All of the Rangers' home runs were hit on first-pitch offerings from A.J. Burnett. No pitcher had allowed three first-pitch homers in one game since the Yankees' Aaron Small surrendered a trio of them to the Orioles on June 4, 2006.
• The Braves erased a 4-1 deficit with a five-run seventh inning in their 6-4 win over the Dodgers. It was the first loss of the year for the Dodgers in a game in which they led in the seventh inning or later. That leaves Texas as the only team in the majors that hasn't lost a game this season in which it had such a late lead.
• The Cubs used 21 players in their 10-inning, 4-3 win over the Nationals. It had been almost three years since a team employed that many players in a game of no more than 10 innings prior to September (when rosters are expanded). The last to do it was Phil Garner's Astros, in a 9-8, nine-inning win at Philadelphia (Aug. 18, 2004).

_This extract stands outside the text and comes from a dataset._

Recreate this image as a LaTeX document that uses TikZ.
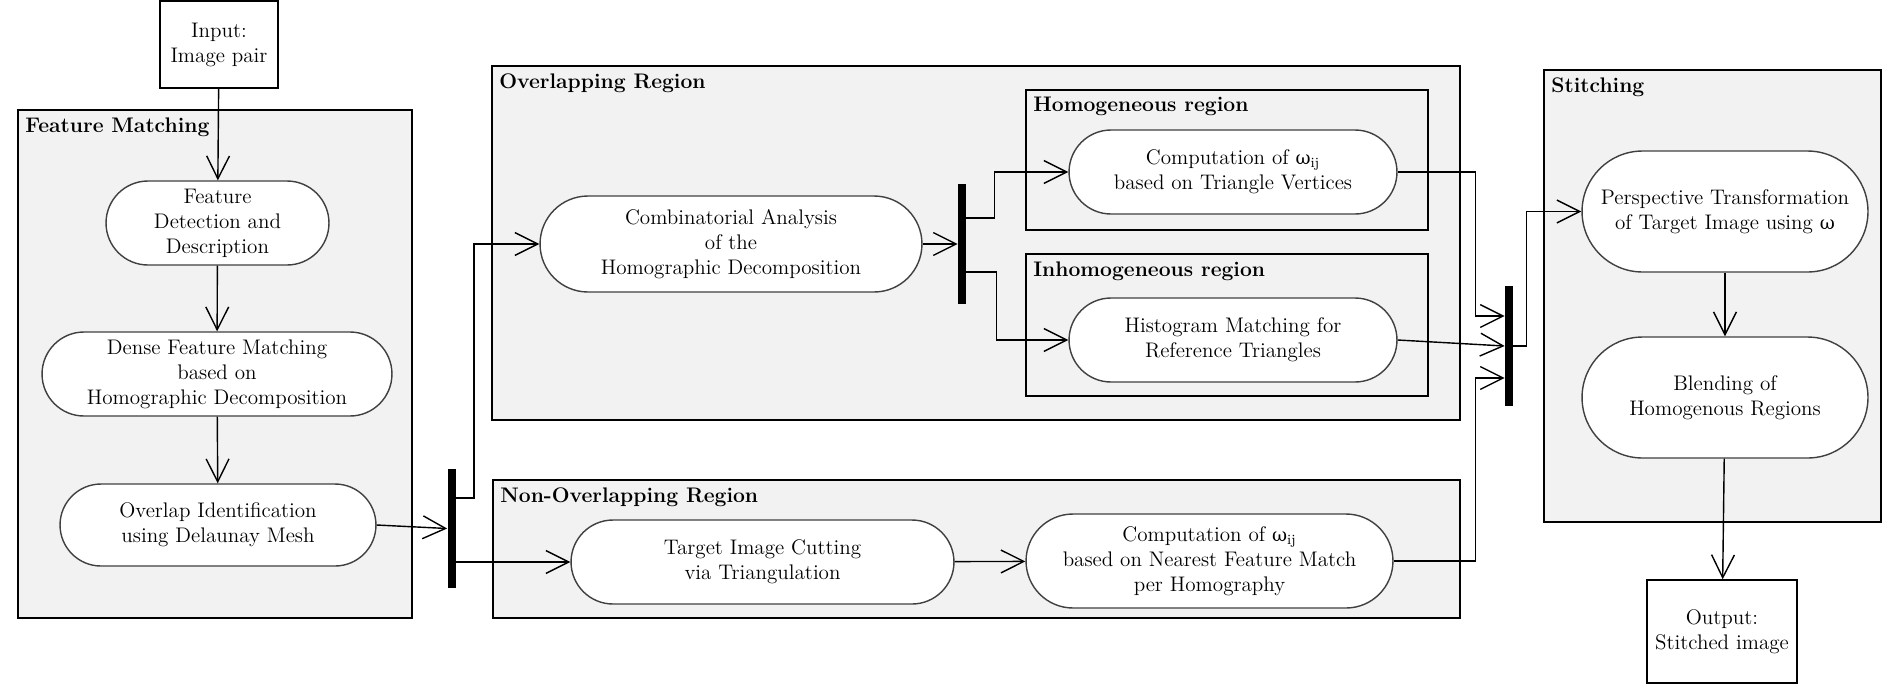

• Tim Lincecum, San Francisco's first-round selection (10th overall) in last June's amateur draft, took the express lane to the big leagues and made his first appearance for the Giants Sunday night. Only one other active pitcher made his major league debut as a starter within one year of being chosen in the first round of the draft: Jeff Weaver (for the Tigers on April 14, 1999).
• The Cavaliers drew first blood with an 81-77 Game 1 victory over New Jersey as Zydrunas Ilgauskas (14), Drew Gooden (14) and LeBron James (11) outrebounded Jason Collins (4), Mikki Moore (3) and Richard Jefferson (2), 39-9.
The last time an NBA team's starting frontcourt had 30 more rebounds than its opponent's starters at those positions in a playoff game was on May 9, 1979, when Washington's Elvin Hayes, Wes Unseld and
Bob Dandridge had a 47-16 rebound advantage over Larry Kenon,
Mark Olberding and Mike Green in a 116-114 loss at San Antonio.
• James (21 points on Sunday) has scored at least 20 points in each of his 18 career playoff games. It's the longest current streak of consecutive 20-point games in the playoffs for any active player and the second-longest ever to begin an NBA career. Kareem Abdul-Jabbar (aka Lew Alcindor) scored at least 20 points in each of his first 27 postseason games, from 1970 to 1972.
• The Spurs posted a series-opening win at Phoenix in the clubs' eighth head-to-head playoff matchup in the last 16 years, the most for any pair of NBA teams over than span (since 1992).
• Tim Duncan (33 points) and Tony Parker (32) were the first pair of teammates to each score more than 30 points in the first game of an NBA playoff series since Kobe Bryant (39) and Shaquille O'Neal (32) did it in a 117-98 win at Minnesota in the first round of the 2003 postseason.
• It's been reported that Jeff Van Gundy is leaving the NBA coaching ranks following the Rockets' defeat in the first round of the playoffs. Although he was hired by Houston less than four years ago (June 10, 2003), only two NBA head coaches have a longer continuous tenure with their current team than Van Gundy: Jerry Sloan (with Utah since December 1988) and Gregg Popovich (with San Antonio since December 1996).
• The Sabres ousted the Rangers from the playoffs with a 5-4 victory in Game 6. New York is now 1-16 in best-of-seven playoff series that they trailed 3-2, with its only such series win coming against the Devils in 1994. The Rangers forced a seventh game under those circumstances only three other times, losing to Boston in 1939, Chicago in 1971 and Philadelphia in 1974.
• Jaime Moreno's goal in D.C. United's 2-1 victory over Chivas USA was his second in as many games, and both were scored on penalty kicks. Moreno, who has scored 15 of his last 30 goals from the penalty spot, extended his MLS record for career PK goals to 31 and his record for consecutive penalty kicks made to 14.
• Steve Ralston scored one goal and assisted on the other two in the Revolution's 3-1 win over the Fire. With those two assists, Ralston tied Preki for second-most in MLS history (112, two fewer than Carlos Valderrama) and became the first player to record 50 or more assists for each of two different teams (62 for the defunct Tampa Bay Mutiny and 50 for the Revs).
• Sunday's victory marked the first time since June 25, 2005 that the Revs scored as many as three goals in a game without a goal or an assist by Taylor Twellman. It was New England's 11th three-goal game since then.
• Tiger Woods won the Wachovia Championship despite his double-bogey on the 13th hole of Sunday's final round. It was the fourth time that Tiger won a PGA tournament in which he had a double-bogey (or worse) on the back nine of the final round. Woods did it previously on the 13th hole at the 1999 PGA Championship and on the 17th of both the 1999 WGC-American Express Championship and 2002 Buick Open.